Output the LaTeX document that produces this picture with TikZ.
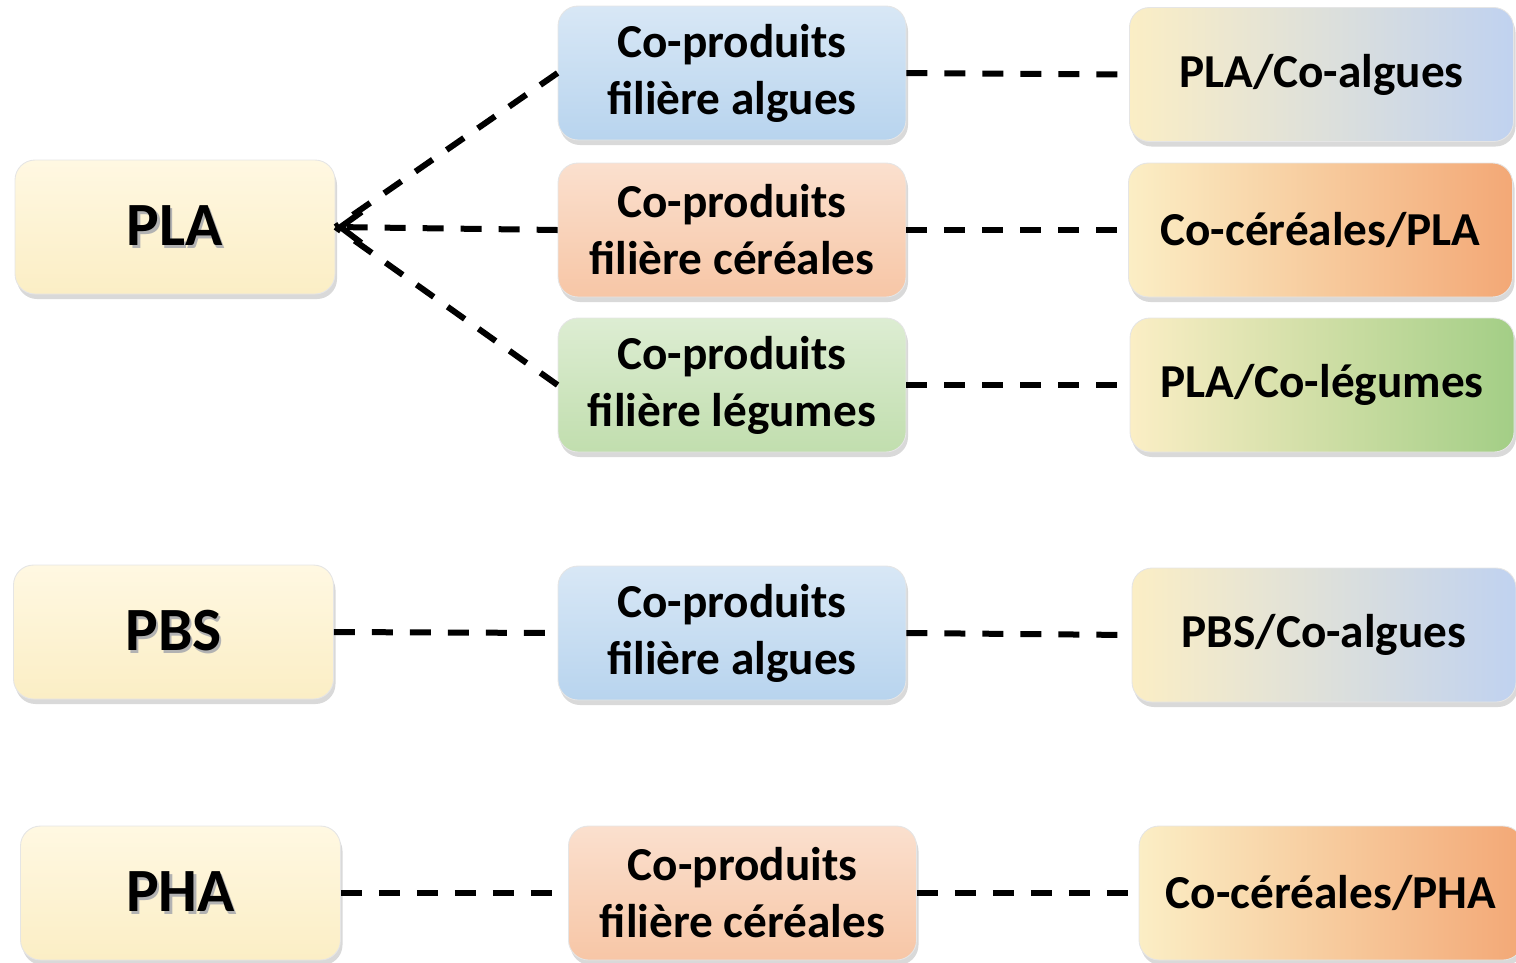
\documentclass[tikz,border=0pt]{standalone}
\usepackage{fontspec}
\setmainfont{Carlito}
\usetikzlibrary{shadows,arrows.meta}

\definecolor{cream}{RGB}{251,238,197}
\definecolor{creamtop}{RGB}{255,248,226}
\definecolor{algblue}{RGB}{184,212,238}
\definecolor{cerorange}{RGB}{247,198,166}
\definecolor{leggreen}{RGB}{193,222,174}
\definecolor{algblueend}{RGB}{192,210,240}
\definecolor{cerorangeend}{RGB}{243,168,118}
\definecolor{leggreenend}{RGB}{163,206,134}

\newcommand{\shadowed}[1]{\makebox[0pt][l]{\hspace{0.045cm}\raisebox{-0.045cm}{\color{black!30}#1}}#1}

\tikzset{
    box/.style={rounded corners=4mm, inner sep=0pt, align=center, draw=black!10, line width=0.5pt,
        minimum height=2.68cm, font=\bfseries\boxfontsize,
        drop shadow={opacity=0.3, shadow xshift=0.04cm, shadow yshift=-0.1cm}},
    polybox/.style={box, minimum width=6.4cm, top color=creamtop, bottom color=cream, font=\bfseries\polyfontsize},
    algbox/.style={box, minimum width=6.96cm, top color=algblue!55!white, bottom color=algblue},
    cerbox/.style={box, minimum width=6.96cm, top color=cerorange!55!white, bottom color=cerorange},
    legbox/.style={box, minimum width=6.96cm, top color=leggreen!55!white, bottom color=leggreen},
    algend/.style={box, minimum width=7.68cm, left color=cream, middle color=cream!92!algblueend, right color=algblueend},
    cerend/.style={box, minimum width=7.68cm, left color=cream, middle color=cream!90!cerorangeend, right color=cerorangeend},
    legend/.style={box, minimum width=7.68cm, left color=cream, middle color=cream!90!leggreenend, right color=leggreenend},
    conn/.style={line width=0.12cm, dash pattern=on 0.42cm off 0.34cm},
}

\begin{document}
\begin{tikzpicture}
    \providecommand{\boxfontsize}{\fontsize{26.9pt}{32.4pt}\selectfont}
    \providecommand{\polyfontsize}{\fontsize{35pt}{40pt}\selectfont}
    \useasboundingbox (0,0) rectangle (30.32,-19.24);

    % PLA
    \node[polybox] (pla) at (3.50,-4.54) {\shadowed{PLA}};
    \node[algbox] (plaalg) at (14.64,-1.46) {Co-produits\\filière algues};
    \node[cerbox] (placer) at (14.64,-4.60) {Co-produits\\filière céréales};
    \node[legbox] (plaleg) at (14.64,-7.70) {Co-produits\\filière légumes};
    \node[algend] (plaalgres) at (26.43,-1.49) {PLA/Co-algues};
    \node[cerend] (placerres) at (26.41,-4.60) {Co-céréales/PLA};
    \node[legend] (plalegres) at (26.44,-7.70) {PLA/Co-légumes};

    % PBS
    \node[polybox] (pbs) at (3.47,-12.64) {\shadowed{PBS}};
    \node[algbox] (pbsalg) at (14.64,-12.66) {Co-produits\\filière algues};
    \node[algend] (pbsalgres) at (26.48,-12.70) {PBS/Co-algues};

    % PHA
    \node[polybox] (pha) at (3.61,-17.86) {\shadowed{PHA}};
    \node[cerbox] (phacer) at (14.85,-17.86) {Co-produits\\filière céréales};
    \node[cerend] (phacerres) at (26.62,-17.86) {Co-céréales/PHA};

    \draw[conn,-{Straight Barb[length=0.42cm,width=0.62cm]}] (placer.west) -- (pla.east);
    \draw[conn] (plaalg.west) -- (pla.east);
    \draw[conn] (plaleg.west) -- (pla.east);
    \draw[conn] (plaalg.east) -- (plaalgres.west);
    \draw[conn] (placer.east) -- (placerres.west);
    \draw[conn] (plaleg.east) -- (plalegres.west);
    \draw[conn] (pbs.east) -- (pbsalg.west);
    \draw[conn] (pbsalg.east) -- (pbsalgres.west);
    \draw[conn] (pha.east) -- (phacer.west);
    \draw[conn] (phacer.east) -- (phacerres.west);
\end{tikzpicture}
\end{document}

→ YOUR GOAL: Keep the pictures out of the copy and return the rest of the data above exactly.

→ TASK RESPONSE:
Output the LaTeX document that produces this picture with TikZ.
\documentclass[tikz,border=0pt]{standalone}
\usepackage{fontspec}
\setmainfont{Carlito}
\usetikzlibrary{shadows,arrows.meta}

\definecolor{cream}{RGB}{251,238,197}
\definecolor{creamtop}{RGB}{255,248,226}
\definecolor{algblue}{RGB}{184,212,238}
\definecolor{cerorange}{RGB}{247,198,166}
\definecolor{leggreen}{RGB}{193,222,174}
\definecolor{algblueend}{RGB}{192,210,240}
\definecolor{cerorangeend}{RGB}{243,168,118}
\definecolor{leggreenend}{RGB}{163,206,134}

\newcommand{\shadowed}[1]{\makebox[0pt][l]{\hspace{0.045cm}\raisebox{-0.045cm}{\color{black!30}#1}}#1}

\tikzset{
    box/.style={rounded corners=4mm, inner sep=0pt, align=center, draw=black!10, line width=0.5pt,
        minimum height=2.68cm, font=\bfseries\boxfontsize,
        drop shadow={opacity=0.3, shadow xshift=0.04cm, shadow yshift=-0.1cm}},
    polybox/.style={box, minimum width=6.4cm, top color=creamtop, bottom color=cream, font=\bfseries\polyfontsize},
    algbox/.style={box, minimum width=6.96cm, top color=algblue!55!white, bottom color=algblue},
    cerbox/.style={box, minimum width=6.96cm, top color=cerorange!55!white, bottom color=cerorange},
    legbox/.style={box, minimum width=6.96cm, top color=leggreen!55!white, bottom color=leggreen},
    algend/.style={box, minimum width=7.68cm, left color=cream, middle color=cream!92!algblueend, right color=algblueend},
    cerend/.style={box, minimum width=7.68cm, left color=cream, middle color=cream!90!cerorangeend, right color=cerorangeend},
    legend/.style={box, minimum width=7.68cm, left color=cream, middle color=cream!90!leggreenend, right color=leggreenend},
    conn/.style={line width=0.12cm, dash pattern=on 0.42cm off 0.34cm},
}

\begin{document}
\begin{tikzpicture}
    \providecommand{\boxfontsize}{\fontsize{26.9pt}{32.4pt}\selectfont}
    \providecommand{\polyfontsize}{\fontsize{35pt}{40pt}\selectfont}
    \useasboundingbox (0,0) rectangle (30.32,-19.24);

    % PLA
    \node[polybox] (pla) at (3.50,-4.54) {\shadowed{PLA}};
    \node[algbox] (plaalg) at (14.64,-1.46) {Co-produits\\filière algues};
    \node[cerbox] (placer) at (14.64,-4.60) {Co-produits\\filière céréales};
    \node[legbox] (plaleg) at (14.64,-7.70) {Co-produits\\filière légumes};
    \node[algend] (plaalgres) at (26.43,-1.49) {PLA/Co-algues};
    \node[cerend] (placerres) at (26.41,-4.60) {Co-céréales/PLA};
    \node[legend] (plalegres) at (26.44,-7.70) {PLA/Co-légumes};

    % PBS
    \node[polybox] (pbs) at (3.47,-12.64) {\shadowed{PBS}};
    \node[algbox] (pbsalg) at (14.64,-12.66) {Co-produits\\filière algues};
    \node[algend] (pbsalgres) at (26.48,-12.70) {PBS/Co-algues};

    % PHA
    \node[polybox] (pha) at (3.61,-17.86) {\shadowed{PHA}};
    \node[cerbox] (phacer) at (14.85,-17.86) {Co-produits\\filière céréales};
    \node[cerend] (phacerres) at (26.62,-17.86) {Co-céréales/PHA};

    \draw[conn,-{Straight Barb[length=0.42cm,width=0.62cm]}] (placer.west) -- (pla.east);
    \draw[conn] (plaalg.west) -- (pla.east);
    \draw[conn] (plaleg.west) -- (pla.east);
    \draw[conn] (plaalg.east) -- (plaalgres.west);
    \draw[conn] (placer.east) -- (placerres.west);
    \draw[conn] (plaleg.east) -- (plalegres.west);
    \draw[conn] (pbs.east) -- (pbsalg.west);
    \draw[conn] (pbsalg.east) -- (pbsalgres.west);
    \draw[conn] (pha.east) -- (phacer.west);
    \draw[conn] (phacer.east) -- (phacerres.west);
\end{tikzpicture}
\end{document}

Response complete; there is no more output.